*Material provided:*
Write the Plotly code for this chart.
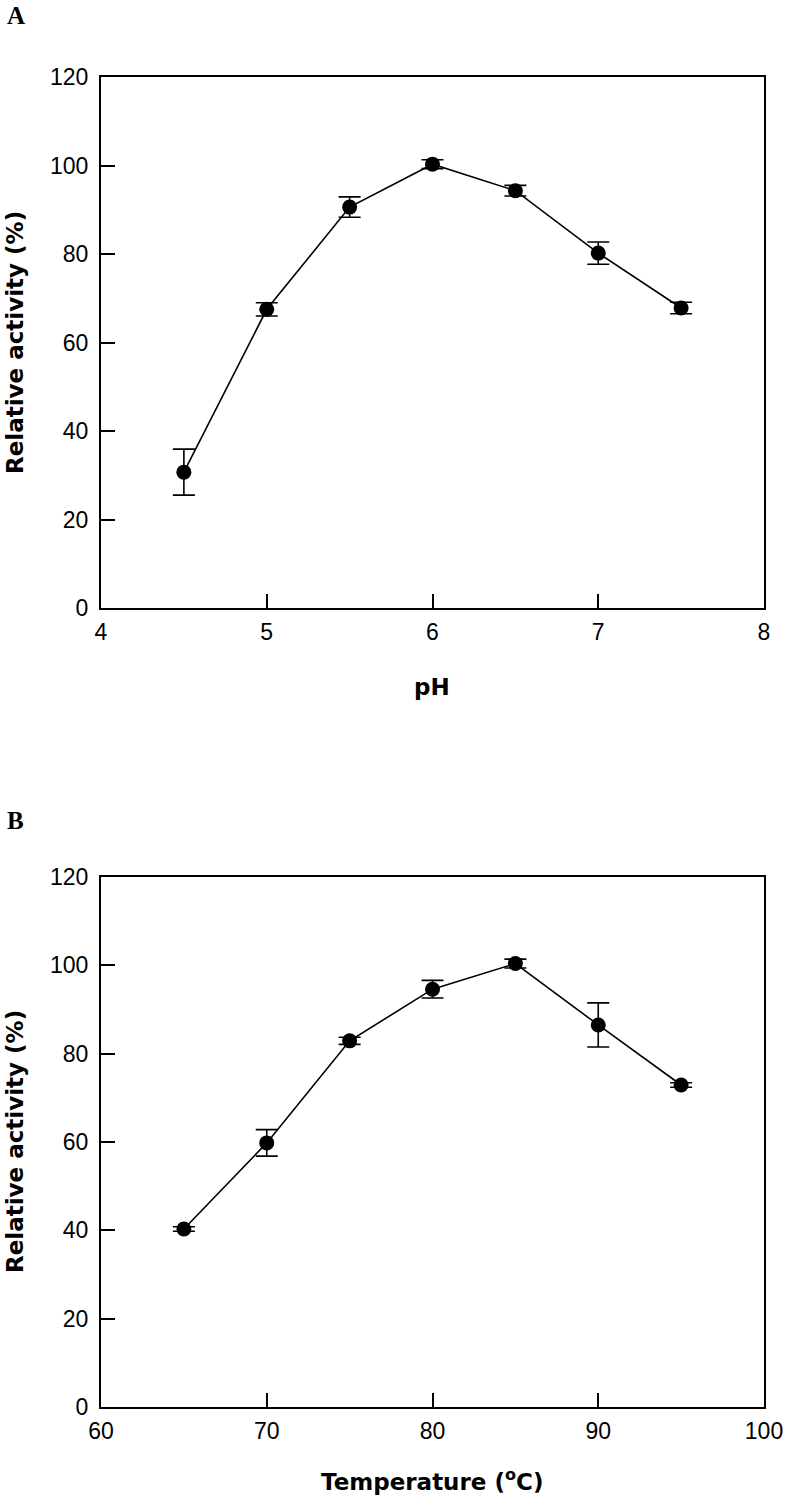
import plotly.graph_objects as go

# Panel A: pH
ph = [4.5, 5.0, 5.5, 6.0, 6.5, 7.0, 7.5]
ph_activity = [30.7, 67.5, 90.6, 100.3, 94.3, 80.2, 67.8]
ph_err = [5.2, 1.5, 2.3, 1.0, 1.2, 2.5, 1.3]

# Panel B: temperature
temp = [65, 70, 75, 80, 85, 90, 95]
temp_activity = [40.3, 59.8, 82.9, 94.6, 100.4, 86.5, 72.9]
temp_err = [0.5, 3.0, 0.8, 2.0, 1.0, 5.0, 0.5]

y_ticks = [0, 20, 40, 60, 80, 100, 120]
ph_ticks = [4, 5, 6, 7, 8]
temp_ticks = [60, 70, 80, 90, 100]

W, H = 788, 1502

def fx(px):
    return px / W

def fy(py):
    return 1 - py / H

xdom = [fx(101), fx(764)]
ydomA = [fy(608), fy(77)]
ydomB = [fy(1407), fy(877)]

fig = go.Figure()

def add_series(x, y, e, xa, ya):
    fig.add_trace(go.Scatter(
        x=x, y=y, xaxis=xa, yaxis=ya, mode="lines+markers",
        line=dict(color="black", width=1.6),
        marker=dict(color="black", size=15, symbol="circle"),
        error_y=dict(type="data", array=e, visible=True, color="black",
                     thickness=1.6, width=11),
        showlegend=False, cliponaxis=False, hoverinfo="skip",
    ))

add_series(ph, ph_activity, ph_err, "x", "y")
add_series(temp, temp_activity, temp_err, "x2", "y2")

tick_font = dict(family="Liberation Sans", size=23, color="black")
axis_common = dict(showline=True, linecolor="black", linewidth=2, mirror=True,
                   ticks="inside", ticklen=14, tickwidth=2, tickcolor="black",
                   showgrid=False, zeroline=False, tickfont=tick_font,
                   automargin=False)

fig.update_layout(
    width=W, height=H, autosize=False,
    margin=dict(l=0, r=0, t=0, b=0, pad=0, autoexpand=False),
    paper_bgcolor="white", plot_bgcolor="white",
    xaxis=dict(domain=xdom, range=[4, 8], tickvals=ph_ticks, anchor="y",
               ticklabelstandoff=2, **axis_common),
    yaxis=dict(domain=ydomA, range=[0, 120], tickvals=y_ticks, anchor="x",
               ticklabelstandoff=6, **axis_common),
    xaxis2=dict(domain=xdom, range=[60, 100], tickvals=temp_ticks, anchor="y2",
                ticklabelstandoff=2, **axis_common),
    yaxis2=dict(domain=ydomB, range=[0, 120], tickvals=y_ticks, anchor="x2",
                ticklabelstandoff=6, **axis_common),
)

title_font = dict(family="DejaVu Sans", size=23, color="black")
label_font = dict(family="Liberation Serif", size=25, color="black")

def ann(text, px, py, font, angle=0):
    fig.add_annotation(text=text, x=fx(px), y=fy(py), xref="paper", yref="paper",
                       showarrow=False, font=font, textangle=angle,
                       xanchor="center", yanchor="middle")

ann("<b>A</b>", 16, 16, label_font)
ann("<b>B</b>", 15, 820, label_font)
ann("<b>Relative activity (%)</b>", 15, 343, title_font, -90)
ann("<b>Relative activity (%)</b>", 15, 1142, title_font, -90)
ann("<b>pH</b>", 432, 687, title_font)
ann("<b>Temperature (<sup>o</sup>C)</b>", 432, 1480, title_font)

fig.write_html(
    "out.html",
    config={"displayModeBar": False},
    post_script="document.body.style.margin='0';document.body.style.padding='0';",
)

*To do:* Everything from the top line of the data down to and including the line with "return px / W" is to be copied, except the pictures.

*The solution:*
Write the Plotly code for this chart.
import plotly.graph_objects as go

# Panel A: pH
ph = [4.5, 5.0, 5.5, 6.0, 6.5, 7.0, 7.5]
ph_activity = [30.7, 67.5, 90.6, 100.3, 94.3, 80.2, 67.8]
ph_err = [5.2, 1.5, 2.3, 1.0, 1.2, 2.5, 1.3]

# Panel B: temperature
temp = [65, 70, 75, 80, 85, 90, 95]
temp_activity = [40.3, 59.8, 82.9, 94.6, 100.4, 86.5, 72.9]
temp_err = [0.5, 3.0, 0.8, 2.0, 1.0, 5.0, 0.5]

y_ticks = [0, 20, 40, 60, 80, 100, 120]
ph_ticks = [4, 5, 6, 7, 8]
temp_ticks = [60, 70, 80, 90, 100]

W, H = 788, 1502

def fx(px):
    return px / W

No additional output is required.